Release NotesRelease 9.0, Thursday February 17 2005
R.Apweiler (1), T.K.Attwood (4), A.Bairoch (2), A.Bateman (5), D.Binns (1), P.Bradley (1,4), P.Bork (8), P.Bucher (3), M.J.Campbell (14), L.Cerutti (3), R.Copley (13), E.Courcelle (6), U.Das (1), L.Daugherty (1), M.Dibley (7), R.Durbin (5), W.Fleischmann (1), J.Gough (11), D.Haft (9), N.Harte (1), N.Hulo (2), D.Kahn (6), A.Kanapin (1), M.Krestyaninova (1), D.Lonsdale (1), R.Lopez (1), I.Letunic (8), M.Madera (12), J.Maslen (1), J.McDowall (1), J.Mistry (5), N.Mulder (1), A.N. Nikolskaya (10), S.Orchard (1), C.Orengo (7), M.Pagni (3), D.Peyruc (6), E.Quevillon (1), C.Sigrist (2), V.Silventoinen (1), P.D.Thomas (14), R.Vaughan (1), C.H.Wu (10).
(1) EMBL Outstation European Bioinformatics Institute, Wellcome Trust Genome Campus, Hinxton, Cambridge, UK;
(2) Swiss Institute for Bioinformatics, Geneva, Switzerland;
(3) Swiss Institute for Experimental Cancer Research, Lausanne, Switzerland;
(4) School of Biological Sciences, The University of Manchester, Manchester, UK;
(5) The Sanger Centre, Wellcome Trust Genome Campus, Hinxton, Cambridge, UK;
(6) CNRS/INRA, Toulouse, France;
(7) Biochemistry and Molecular Biology Department, University College London, University of London, UK;
(8) Biocomputing Unit, EMBL-Heidelberg, Germany;
(9) The Institute for Genomic Research, Maryland, USA;
(10) Protein Information Resource, Georgetown University Medical Center, Washington, D.C., USA;
(11) Genomic Sciences Centre, RIKEN Yokohama Institute, Suehiro-cho, Tsurumi-ku, Yokohama, Japan;
(12) MRC Laboratory of Molecular Biology, Cambridge, UK;
(13) Wellcome Trust Centre for Human Genetics, Oxford, UK;
(14) Computational Biology, Applied Biosystems, 850 Lincoln Center Drive, Foster City, CA 94404, USA.
The databases UniProt, PROSITE, PRINTS, Pfam, and ProDom joined forces to launch an Integrated Documentation Resource of Protein Families, Domains and Functional Sites, abbreviated InterPro. SMART, TIGRFAMs, PIRSF, SUPERFAMILY, and with this release PANTHER and Gene3D, have joined InterPro. A detailed description of the project can be found in the user manual.
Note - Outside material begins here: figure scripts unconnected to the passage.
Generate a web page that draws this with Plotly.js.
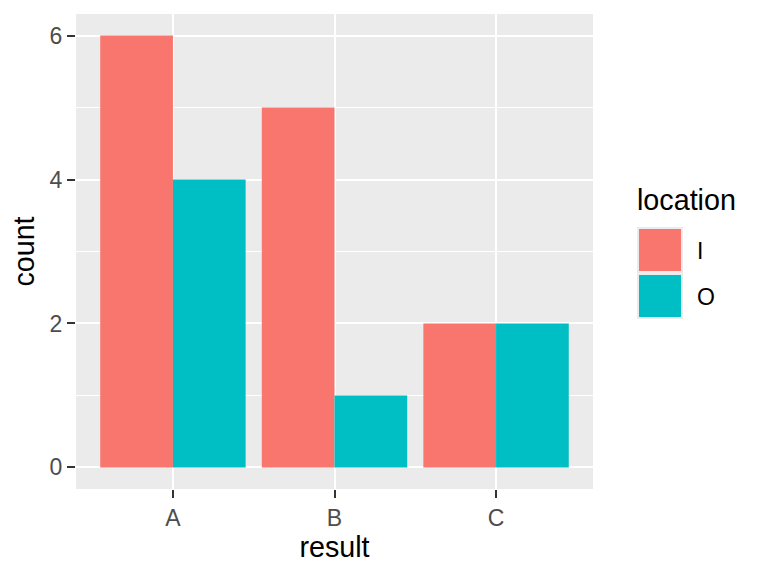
<!DOCTYPE html>
<html>
<head>
<meta charset="utf-8">
<script src="https://cdn.plot.ly/plotly-3.0.1.min.js"></script>
<style>body{margin:0;padding:0;background:#fff;} #chart{width:768px;height:576px;}</style>
</head>
<body>
<div id="chart"></div>
<script>
const categories = ["A", "B", "C"];
const seriesNames = ["I", "O"];
const countsI = [6, 5, 2];
const countsO = [4, 1, 2];
const colors = ["#F8766D", "#00BFC4"];
const yTicks = [0, 2, 4, 6];
const legendTitle = "location";
const xTitle = "result";
const yTitle = "count";

const L = 76, R = 593, T = 14, B = 489;
const px = x => (x - L) / (R - L);
const py = y => (B - y) / (B - T);
const TITLE_SIZE = 28.7, TICK_SIZE = 23;

const traces = [countsI, countsO].map((vals, i) => ({
  type: "bar",
  x: categories,
  y: vals,
  name: seriesNames[i],
  marker: {color: colors[i], line: {width: 0}},
  hoverinfo: "none",
  showlegend: false
}));

const shapes = [
  {type: "rect", xref: "paper", yref: "paper", x0: px(637), x1: px(683), y0: py(319), y1: py(227), fillcolor: "#EBEBEB", line: {width: 0}, layer: "above"},
  {type: "rect", xref: "paper", yref: "paper", x0: px(639), x1: px(681), y0: py(271), y1: py(229), fillcolor: colors[0], line: {width: 0}, layer: "above"},
  {type: "rect", xref: "paper", yref: "paper", x0: px(639), x1: px(681), y0: py(317), y1: py(275), fillcolor: colors[1], line: {width: 0}, layer: "above"}
];

const annotations = [
  {text: legendTitle, xref: "paper", yref: "paper", x: px(635), y: py(200), xanchor: "left", yanchor: "middle", showarrow: false, font: {size: TITLE_SIZE, color: "#000"}},
  {text: seriesNames[0], xref: "paper", yref: "paper", x: px(695), y: py(251), xanchor: "left", yanchor: "middle", showarrow: false, font: {size: TICK_SIZE, color: "#000"}},
  {text: seriesNames[1], xref: "paper", yref: "paper", x: px(695), y: py(297), xanchor: "left", yanchor: "middle", showarrow: false, font: {size: TICK_SIZE, color: "#000"}}
];

const layout = {
  width: 768, height: 576,
  margin: {l: L, r: 768 - R, t: T, b: 576 - B, pad: 0},
  paper_bgcolor: "#FFFFFF",
  plot_bgcolor: "#EBEBEB",
  font: {family: "Liberation Sans, Arial, sans-serif", color: "#000"},
  barmode: "group",
  bargap: 0.1,
  bargroupgap: 0,
  showlegend: false,
  hovermode: false,
  xaxis: {
    type: "category",
    range: [-0.6, 2.6],
    showgrid: true, gridcolor: "#FFFFFF", gridwidth: 2,
    zeroline: false, showline: false,
    ticks: "outside", ticklen: 8, tickwidth: 2, tickcolor: "#333333",
    tickfont: {size: TICK_SIZE, color: "#4D4D4D"},
    title: {text: xTitle, font: {size: TITLE_SIZE, color: "#000"}, standoff: 4},
    fixedrange: true
  },
  yaxis: {
    range: [-0.3, 6.3],
    tickvals: yTicks,
    showgrid: true, gridcolor: "#FFFFFF", gridwidth: 2,
    minor: {dtick: 1, tick0: 1, showgrid: true, gridcolor: "#FFFFFF", gridwidth: 1, ticks: ""},
    zeroline: false, showline: false,
    ticks: "outside", ticklen: 8, tickwidth: 2, tickcolor: "#333333",
    tickfont: {size: TICK_SIZE, color: "#4D4D4D"},
    title: {text: yTitle, font: {size: TITLE_SIZE, color: "#000"}, standoff: 6},
    fixedrange: true
  },
  shapes: shapes,
  annotations: annotations
};

Plotly.newPlot("chart", traces, layout, {displayModeBar: false, staticPlot: true});
</script>
</body>
</html>
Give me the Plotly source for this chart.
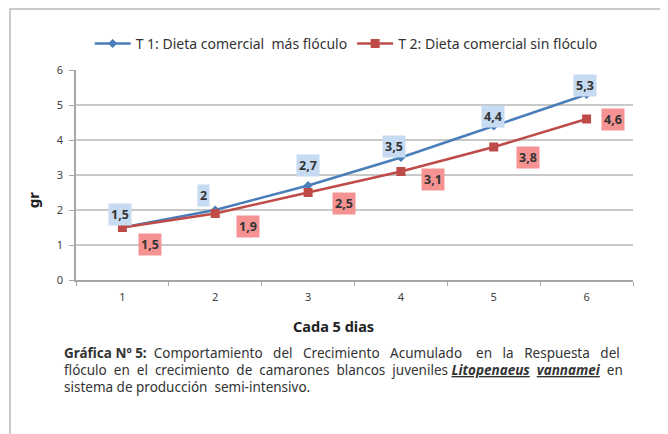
"""
Gráfica 5: crecimiento acumulado (gr) cada 5 días, T1 vs T2
"""
import plotly.graph_objects as go

# datos
muestreos = [1, 2, 3, 4, 5, 6]
t1_valores = [1.5, 2.0, 2.7, 3.5, 4.4, 5.3]
t2_valores = [1.5, 1.9, 2.5, 3.1, 3.8, 4.6]
t1_nombre = "T 1: Dieta comercial  más flóculo"
t2_nombre = "T 2: Dieta comercial sin flóculo"
y_ticks = [0, 1, 2, 3, 4, 5, 6]

AZUL = "#4a7ebb"
ROJO = "#be4b48"
TEXTO = "#404040"
GRIS = "#c8c8c8"
FUENTE = "Noto Sans"

# desplazamiento (px) de las etiquetas respecto a cada punto
t1_desp = [(-2, 13), (-12, 15), (0, 20), (-7, 11), (-1, 10), (-2, 9)]
t2_desp = [(28, -17), (33, -13), (36, -11), (32, -8), (34, -10), (26, 0)]


def etiqueta(v):
    return f"{v:g}".replace(".", ",")


fig = go.Figure()

fig.add_trace(go.Scatter(
    x=muestreos, y=t1_valores, name=t1_nombre,
    mode="lines+markers",
    line=dict(color=AZUL, width=2.5),
    marker=dict(symbol="diamond", size=7, color=AZUL),
))
fig.add_trace(go.Scatter(
    x=muestreos, y=t2_valores, name=t2_nombre,
    mode="lines+markers",
    line=dict(color=ROJO, width=2.5),
    marker=dict(symbol="square", size=9, color=ROJO),
))

anotaciones = []
for x, v, (dx, dy) in zip(muestreos, t1_valores, t1_desp):
    anotaciones.append(dict(
        x=x, y=v, xref="x", yref="y", text=f"<b>{etiqueta(v)}</b>",
        showarrow=False, xshift=dx, yshift=dy, bgcolor="#c6daf2",
        borderpad=2, font=dict(family=FUENTE, size=12.5, color="#333333"),
    ))
for x, v, (dx, dy) in zip(muestreos, t2_valores, t2_desp):
    anotaciones.append(dict(
        x=x, y=v, xref="x", yref="y", text=f"<b>{etiqueta(v)}</b>",
        showarrow=False, xshift=dx, yshift=dy, bgcolor="#f59393",
        borderpad=2, font=dict(family=FUENTE, size=12.5, color="#333333"),
    ))

# títulos y pie de gráfica
anotaciones.append(dict(
    x=-0.077, y=0.38, xref="paper", yref="paper", text="<b>gr</b>",
    xanchor="center", yanchor="middle", textangle=-90, showarrow=False,
    font=dict(family=FUENTE, size=15, color="#222222"),
))
anotaciones.append(dict(
    x=0.463, y=-0.219, xref="paper", yref="paper", text="<b>Cada 5 dias</b>",
    xanchor="center", yanchor="middle", showarrow=False,
    font=dict(family=FUENTE, size=14.5, color="#222222"),
))
pie = [
    "<b>Gráfica Nº 5:</b>  Comportamiento   del   Crecimiento   Acumulado    "
    "en   la   Respuesta   del",
    "flóculo  en  el  crecimiento  de  camarones  blancos  juveniles "
    "<b><i><u>Litopenaeus</u>  <u>vannamei</u></i></b>  en",
    "sistema de producción  semi-intensivo.",
]
for i, linea in enumerate(pie):
    anotaciones.append(dict(
        x=-0.025, y=-0.348 - i * 0.081, xref="paper", yref="paper",
        xanchor="left", yanchor="middle", text=linea, showarrow=False,
        font=dict(family=FUENTE, size=13.5, color="#333333"),
    ))

fig.update_layout(
    width=660, height=426,
    margin=dict(l=68, r=35, t=62, b=154),
    paper_bgcolor="white", plot_bgcolor="white",
    font=dict(family=FUENTE, color=TEXTO),
    showlegend=True,
    legend=dict(
        orientation="h", x=0.485, xanchor="center", y=1.124, yanchor="middle",
        font=dict(family=FUENTE, size=14, color="#333333"),
        itemwidth=36, bgcolor="rgba(0,0,0,0)",
    ),
    annotations=anotaciones,
    shapes=[dict(
        type="rect", xref="paper", yref="paper",
        x0=-0.1185, x1=1.1, y0=-0.85, y1=1.29,
        line=dict(color="#b8b8b8", width=1.5), layer="below",
    )],
)

fig.update_xaxes(
    range=[0.5, 6.5], tickvals=muestreos, ticks="",
    showgrid=False, zeroline=False,
    showline=True, linecolor="#a6a6a6", linewidth=1.5,
    tickfont=dict(family=FUENTE, size=11, color=TEXTO),
    ticklabelstandoff=6,
    minor=dict(tickvals=[0.5, 1.5, 2.5, 3.5, 4.5, 5.5, 6.5], ticks="outside",
               ticklen=4, tickcolor="#a6a6a6", showgrid=False),
    fixedrange=True,
)
fig.update_yaxes(
    range=[0, 6], tickvals=y_ticks, ticks="outside", ticklen=5,
    tickcolor="#a6a6a6", showgrid=True, gridcolor=GRIS, gridwidth=1.5,
    zeroline=False, showline=True, linecolor="#a6a6a6", linewidth=1.5,
    tickfont=dict(family=FUENTE, size=11, color=TEXTO),
    ticklabelstandoff=4,
    fixedrange=True,
)

fig.write_html("out.html", config=dict(displayModeBar=False))
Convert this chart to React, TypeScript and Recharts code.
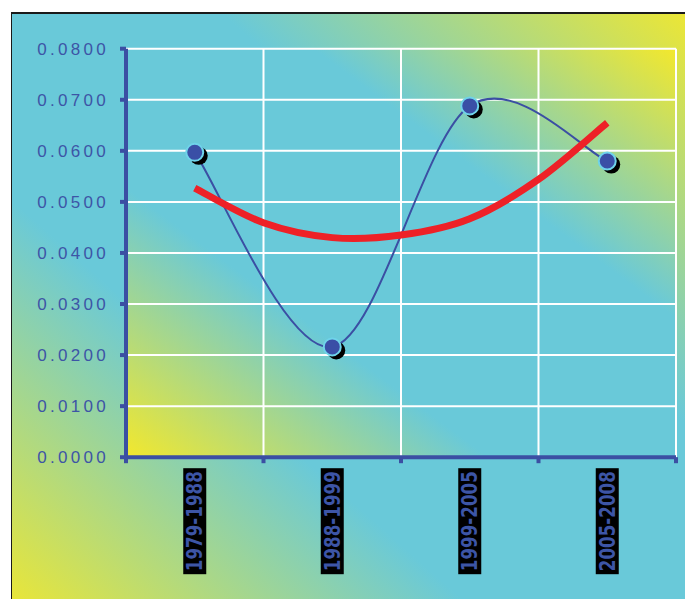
import { LineChart, Line, XAxis, YAxis, CartesianGrid } from 'recharts'

const PERIODS = ['1979-1988', '1988-1999', '1999-2005', '2005-2008']
const RATES = [0.0597, 0.0216, 0.0688, 0.058]
// trendline at half-band steps
const TREND_AT = [0.5, 1, 1.5, 2, 2.5, 3, 3.5]
const TREND = [0.0527, 0.0459, 0.043, 0.0435, 0.0467, 0.0544, 0.0655]
const Y_TICKS = [0, 0.01, 0.02, 0.03, 0.04, 0.05, 0.06, 0.07, 0.08]
const X_TICKS = [0, 1, 2, 3, 4]

const W = 685
const H = 599
const MARGIN = { top: 48.7, right: 9, bottom: 10, left: 0 }
const Y_W = 126
const X_H = H - 457.2 - MARGIN.bottom
const BAND = (W - MARGIN.left - Y_W - MARGIN.right) / PERIODS.length

const YELLOW = '#f3e82c'
const CYAN = '#69c9d9'
const AXIS = '#3b4fa3'
const AXIS_TEXT = '#3d55a6'
const DOT = '#3a4fa6'
const RED = '#ee2127'

const rateRows = PERIODS.map((_, i) => ({ x: i + 0.5, rate: RATES[i] }))
const trendRows = TREND_AT.map((x, i) => ({ x, trend: TREND[i] }))

// Excel-style smoothed line (Catmull-Rom through the points)
function excelSmooth(ctx: any) {
  let pts: number[][] = []
  return {
    areaStart() {},
    areaEnd() {},
    lineStart() { pts = [] },
    point(x: number, y: number) { pts.push([+x, +y]) },
    lineEnd() {
      const n = pts.length
      if (!n) return
      ctx.moveTo(pts[0][0], pts[0][1])
      for (let i = 0; i < n - 1; i++) {
        const a = pts[Math.max(i - 1, 0)], b = pts[i], c = pts[i + 1], d = pts[Math.min(i + 2, n - 1)]
        ctx.bezierCurveTo(
          b[0] + (c[0] - a[0]) / 6, b[1] + (c[1] - a[1]) / 6,
          c[0] - (d[0] - b[0]) / 6, c[1] - (d[1] - b[1]) / 6,
          c[0], c[1],
        )
      }
    },
  }
}

const Marker = (props: any) => {
  const { cx, cy } = props
  if (cx == null || cy == null) return null
  return (
    <g>
      <circle cx={cx + 4} cy={cy + 3.5} r={9} fill="#000" />
      <circle cx={cx} cy={cy} r={8.5} fill={DOT} stroke="#6fd3ea" strokeWidth={2} />
    </g>
  )
}

const RateTick = (props: any) => {
  const { x, y, payload } = props
  return (
    <text x={x} y={y} dx={3} dy={6} textAnchor="end" fill={AXIS_TEXT} fontSize={17}
      fontFamily="'Liberation Sans', Arial, sans-serif" letterSpacing={3.3}>
      {Number(payload.value).toFixed(4)}
    </text>
  )
}

const PeriodTick = (props: any) => {
  const { x, y, payload } = props
  const i = Math.round(payload.value) - 1
  if (i < 0 || i >= PERIODS.length) return null
  const cx = x - BAND / 2
  return (
    <g>
      <rect x={cx - 11.5} y={y} width={23} height={106} fill="#000" />
      <text transform={`translate(${cx},${y + 3}) rotate(-90)`} x={0} y={7.4} textAnchor="end"
        fill={AXIS_TEXT} fontSize={21} fontWeight="bold" textLength={100} lengthAdjust="spacingAndGlyphs"
        fontFamily="'DejaVu Sans Condensed', 'DejaVu Sans', sans-serif">
        {PERIODS[i]}
      </text>
    </g>
  )
}

export default function App() {
  return (
    <div style={{ position: 'fixed', left: 0, top: 0, width: W, height: H, overflow: 'hidden', background: '#fff' }}>
      <svg width={0} height={0} style={{ position: 'absolute' }}>
        <defs>
          <linearGradient id="plotFill" x1="0" y1="1" x2="1" y2="0">
            <stop offset="0" stopColor={YELLOW} />
            <stop offset="0.33" stopColor={CYAN} />
            <stop offset="0.67" stopColor={CYAN} />
            <stop offset="1" stopColor={YELLOW} />
          </linearGradient>
        </defs>
      </svg>
      <div style={{
        position: 'absolute', left: 11, top: 12, width: 700, height: 620,
        borderTop: '2px solid #1a1a1a', borderLeft: '1.5px solid #1a1a1a',
        background: `linear-gradient(to top right, ${YELLOW} 0%, ${CYAN} 35%, ${CYAN} 65%, ${YELLOW} 100%)`,
      }} />
      <div style={{ position: 'absolute', left: 0, top: 0 }}>
        <LineChart width={W} height={H} margin={MARGIN}>
          <CartesianGrid stroke="#ffffff" strokeWidth={2} fill="url(#plotFill)" fillOpacity={1} />
          <XAxis type="number" dataKey="x" domain={[0, 4]} ticks={X_TICKS} interval={0} height={X_H}
            axisLine={{ stroke: AXIS, strokeWidth: 4 }} tickLine={{ stroke: AXIS, strokeWidth: 4 }}
            tickSize={6} tickMargin={5} tick={<PeriodTick />} allowDataOverflow />
          <YAxis type="number" domain={[0, 0.08]} ticks={Y_TICKS} interval={0} width={Y_W}
            axisLine={{ stroke: AXIS, strokeWidth: 4 }} tickLine={{ stroke: AXIS, strokeWidth: 4 }}
            tickSize={6} tickMargin={14} tick={<RateTick />} allowDataOverflow />
          <Line data={rateRows} dataKey="rate" type={excelSmooth as any} stroke={AXIS} strokeWidth={2}
            dot={<Marker />} activeDot={false} isAnimationActive={false} />
          <Line data={trendRows} dataKey="trend" type={excelSmooth as any} stroke={RED} strokeWidth={7}
            strokeLinecap="butt" dot={false} activeDot={false} isAnimationActive={false} />
        </LineChart>
      </div>
    </div>
  )
}
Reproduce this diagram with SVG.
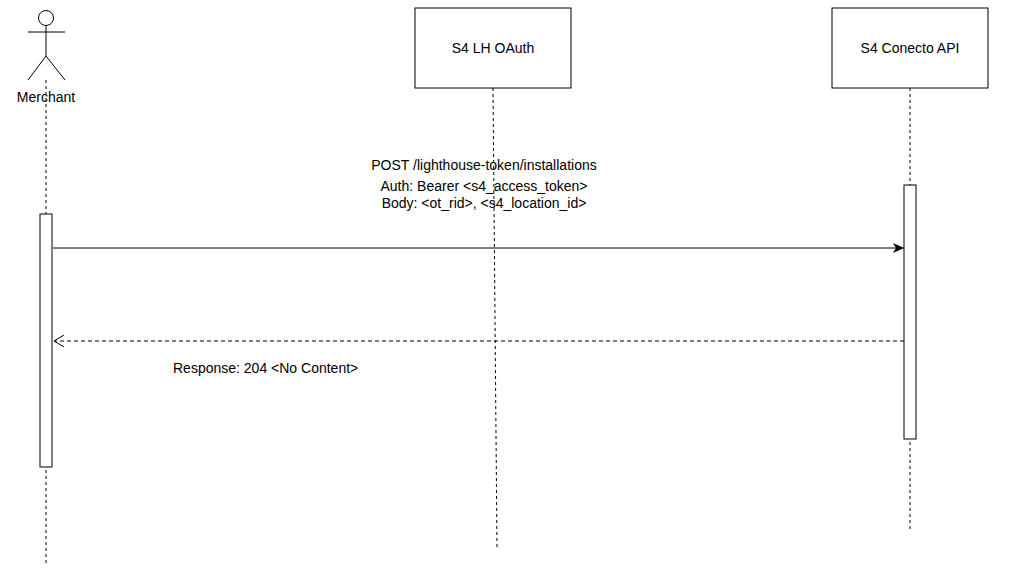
<svg xmlns="http://www.w3.org/2000/svg" width="1032" height="580" viewBox="0 0 1032 580">
<style>
text{font-family:"Liberation Sans",Arial,sans-serif;font-size:14px;fill:#000}
.ln{stroke:#000;stroke-width:1;fill:none}
.life{stroke:#000;stroke-width:1;stroke-dasharray:3,3;fill:none}
.box{fill:#fff;stroke:#000;stroke-width:1}
</style>
<defs>
<marker id="fill" markerWidth="12" markerHeight="10" refX="11" refY="5" orient="auto" markerUnits="userSpaceOnUse"><path d="M0,0 L11,5 L0,10 L3,5 Z" fill="#000"/></marker>
<marker id="open" markerWidth="12" markerHeight="12" refX="11" refY="6" orient="auto" markerUnits="userSpaceOnUse"><path d="M1,0 L11,6 L1,12" fill="none" stroke="#000"/></marker>
</defs>
<rect width="1032" height="580" fill="#fff"/>
<g id="merchant">
<line class="life" x1="46" y1="80" x2="46" y2="565"/>
<circle class="ln" cx="46" cy="18" r="7.5"/>
<path class="ln" d="M46,25.5 V56 M28,32 H65 M28,80 L46,56 L65,80"/>
<text x="46" y="102" text-anchor="middle">Merchant</text>
<rect class="box" x="40" y="214" width="12" height="253"/>
</g>
<g id="oauth">
<line class="life" x1="493" y1="88" x2="497" y2="548"/>
<rect class="box" x="415" y="8" width="156" height="80"/>
<text x="493" y="53" text-anchor="middle">S4 LH OAuth</text>
</g>
<g id="conecto">
<line class="life" x1="910" y1="88" x2="910" y2="530"/>
<rect class="box" x="832" y="8" width="156" height="80"/>
<text x="910" y="53" text-anchor="middle">S4 Conecto API</text>
<rect class="box" x="904" y="185" width="12" height="254"/>
</g>
<g id="connectors">
<line class="ln" x1="53" y1="248" x2="904" y2="248" marker-end="url(#fill)"/>
<text x="484" y="170" text-anchor="middle">POST /lighthouse-token/installations</text>
<text x="484" y="191" text-anchor="middle">Auth: Bearer &lt;s4_access_token&gt;</text>
<text x="484" y="208" text-anchor="middle">Body: &lt;ot_rid&gt;, &lt;s4_location_id&gt;</text>
<line class="ln" x1="904" y1="341" x2="54" y2="341" stroke-dasharray="4,3" marker-end="url(#open)"/>
<text x="173" y="373">Response: 204 &lt;No Content&gt;</text>
</g>
</svg>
Changes since last release
The protein matches have been updated according to the latest update of UniProt and new methods from PIRSF have been integrated.
PIRSF protein classification now includes subfamilies that reflects the evolutionary relationship of full-length proteins and domains.
Two new new databases, Gene3D and PANTHER, have been incorporated:
- Gene3D is a supplement to the CATH structural database, and provides extended predictions of protein structures through HMMs. The seed alignments for the models are derived from the proteins found within the homologous superfamily (H-level) classification level in CATH, which groups together domains that are considered to have evolved from a common ancestor.
- PANTHER HMMs define protein families, and subfamilies modelled on the divergence of specific functions within the families; this permits more accurate association with function based on ontology terms and pathways, as well as inference of amino acids important for functional specificity.
Dynamic links to the CluSTr database are now shown where available:
- InterPro entries are linked to protein clusters, only where >= 70% of the CluSTr members occur in the InterPro entry.
The single protein match view now shows predicted orthologues, restricted to the most similar protein in other proteomes.
Contents and coverage of the current release
InterPro protein matches are now calculated for all UniProt proteins, which are a combination of UniProt/Swiss-Prot, UniProt/TrEMBL and PIR proteins. For more information see UniProt.
InterPro release 9.0 contains 11605 entries (last entry IPR012306), representing 2982 domains, 8373 families, 222 repeats, 27 active sites, 21 binding sites and 20 post-translational modification sites. Overall, there are 6781584 InterPro hits from 1387363 UniProt protein sequences. A complete list is available from the ftp site.
90.9% of UniProt/Swiss-Prot - 154641 of 170140 proteins
76.4% of UniProt/TrEMBL - 1232722 of 1614107 proteins
77.8% of UniProt - 1387363 of 1784247 proteins
19044 publications in PubMed are referenced from InterPro.
The next release of InterPro will be release 10.0 scheduled for March 2005.